Provided material
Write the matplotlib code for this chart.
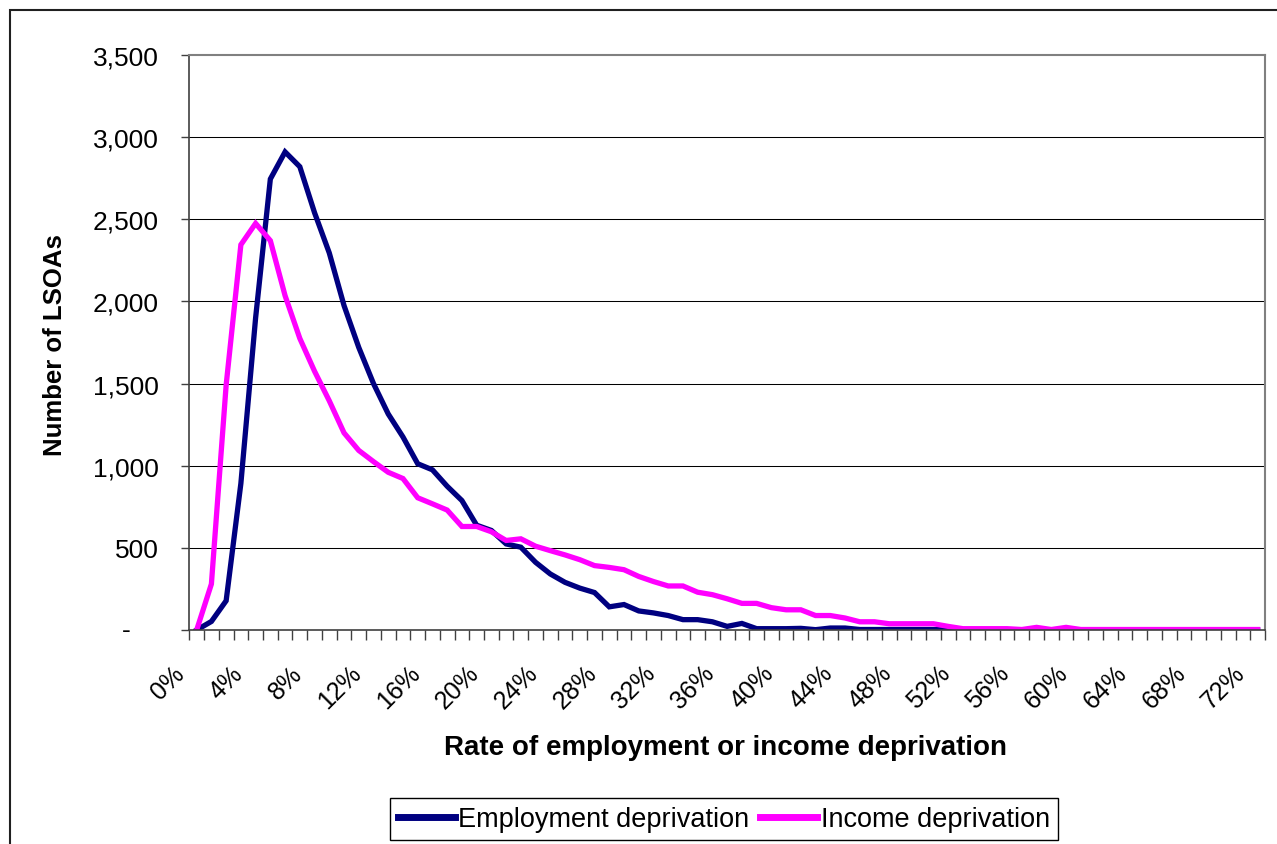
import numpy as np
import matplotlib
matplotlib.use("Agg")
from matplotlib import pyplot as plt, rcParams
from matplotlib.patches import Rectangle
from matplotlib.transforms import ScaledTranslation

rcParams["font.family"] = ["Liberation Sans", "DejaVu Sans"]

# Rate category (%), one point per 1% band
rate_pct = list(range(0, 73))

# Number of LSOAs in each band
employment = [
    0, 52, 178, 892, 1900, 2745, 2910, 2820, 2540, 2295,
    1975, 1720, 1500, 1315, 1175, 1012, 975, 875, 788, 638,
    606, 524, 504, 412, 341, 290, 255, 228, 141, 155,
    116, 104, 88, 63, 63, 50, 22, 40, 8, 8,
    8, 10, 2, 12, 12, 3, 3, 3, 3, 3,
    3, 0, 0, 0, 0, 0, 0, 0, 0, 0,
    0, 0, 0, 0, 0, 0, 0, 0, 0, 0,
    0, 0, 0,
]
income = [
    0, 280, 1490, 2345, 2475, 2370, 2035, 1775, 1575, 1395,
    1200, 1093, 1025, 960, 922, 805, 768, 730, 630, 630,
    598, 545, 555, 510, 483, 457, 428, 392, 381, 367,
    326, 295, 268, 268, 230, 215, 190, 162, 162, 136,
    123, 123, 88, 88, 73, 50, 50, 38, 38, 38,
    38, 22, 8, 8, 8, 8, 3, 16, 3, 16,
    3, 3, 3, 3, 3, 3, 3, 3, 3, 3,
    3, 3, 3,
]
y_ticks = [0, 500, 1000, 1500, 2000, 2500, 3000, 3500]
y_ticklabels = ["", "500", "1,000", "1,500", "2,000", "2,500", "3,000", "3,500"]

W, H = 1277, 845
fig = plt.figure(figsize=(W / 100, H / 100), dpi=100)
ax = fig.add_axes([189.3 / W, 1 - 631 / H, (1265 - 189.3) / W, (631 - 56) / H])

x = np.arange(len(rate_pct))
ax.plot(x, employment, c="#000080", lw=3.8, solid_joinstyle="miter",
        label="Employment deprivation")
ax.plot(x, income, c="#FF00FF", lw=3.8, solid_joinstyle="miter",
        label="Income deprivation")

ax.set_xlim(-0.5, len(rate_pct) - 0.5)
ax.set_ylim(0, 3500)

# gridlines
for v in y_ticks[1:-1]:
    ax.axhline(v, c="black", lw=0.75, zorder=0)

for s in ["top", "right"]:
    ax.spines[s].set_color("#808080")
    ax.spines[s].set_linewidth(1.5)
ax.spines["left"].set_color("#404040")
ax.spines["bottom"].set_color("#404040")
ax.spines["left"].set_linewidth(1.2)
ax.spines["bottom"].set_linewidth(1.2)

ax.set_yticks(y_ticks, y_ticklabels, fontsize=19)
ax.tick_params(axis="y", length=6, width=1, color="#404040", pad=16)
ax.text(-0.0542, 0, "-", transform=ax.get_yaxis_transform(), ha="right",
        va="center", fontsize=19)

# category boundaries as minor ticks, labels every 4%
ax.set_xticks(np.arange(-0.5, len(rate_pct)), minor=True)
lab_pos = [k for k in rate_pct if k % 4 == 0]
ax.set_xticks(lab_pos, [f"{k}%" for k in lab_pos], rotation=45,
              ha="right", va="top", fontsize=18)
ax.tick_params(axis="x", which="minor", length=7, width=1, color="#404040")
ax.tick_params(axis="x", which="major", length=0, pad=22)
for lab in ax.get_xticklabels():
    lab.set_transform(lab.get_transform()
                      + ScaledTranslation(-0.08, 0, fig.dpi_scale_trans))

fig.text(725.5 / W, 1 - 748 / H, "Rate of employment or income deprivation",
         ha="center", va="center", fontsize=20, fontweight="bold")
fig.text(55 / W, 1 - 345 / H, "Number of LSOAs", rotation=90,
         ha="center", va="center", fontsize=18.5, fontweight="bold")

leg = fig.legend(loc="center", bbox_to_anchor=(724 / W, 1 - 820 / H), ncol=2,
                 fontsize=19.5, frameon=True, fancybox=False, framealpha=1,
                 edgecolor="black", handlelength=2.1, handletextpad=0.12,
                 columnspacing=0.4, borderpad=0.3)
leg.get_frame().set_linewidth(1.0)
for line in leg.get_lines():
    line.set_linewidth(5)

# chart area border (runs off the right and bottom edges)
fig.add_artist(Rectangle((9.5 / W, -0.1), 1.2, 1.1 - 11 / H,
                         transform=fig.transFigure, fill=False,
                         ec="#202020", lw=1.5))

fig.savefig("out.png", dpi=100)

Challenge
Begin at the first line of the material and copy each line exactly through the one containing "from matplotlib.transforms import". Omit pictures.

Output for this exercise
Write the matplotlib code for this chart.
import numpy as np
import matplotlib
matplotlib.use("Agg")
from matplotlib import pyplot as plt, rcParams
from matplotlib.patches import Rectangle
from matplotlib.transforms import ScaledTranslation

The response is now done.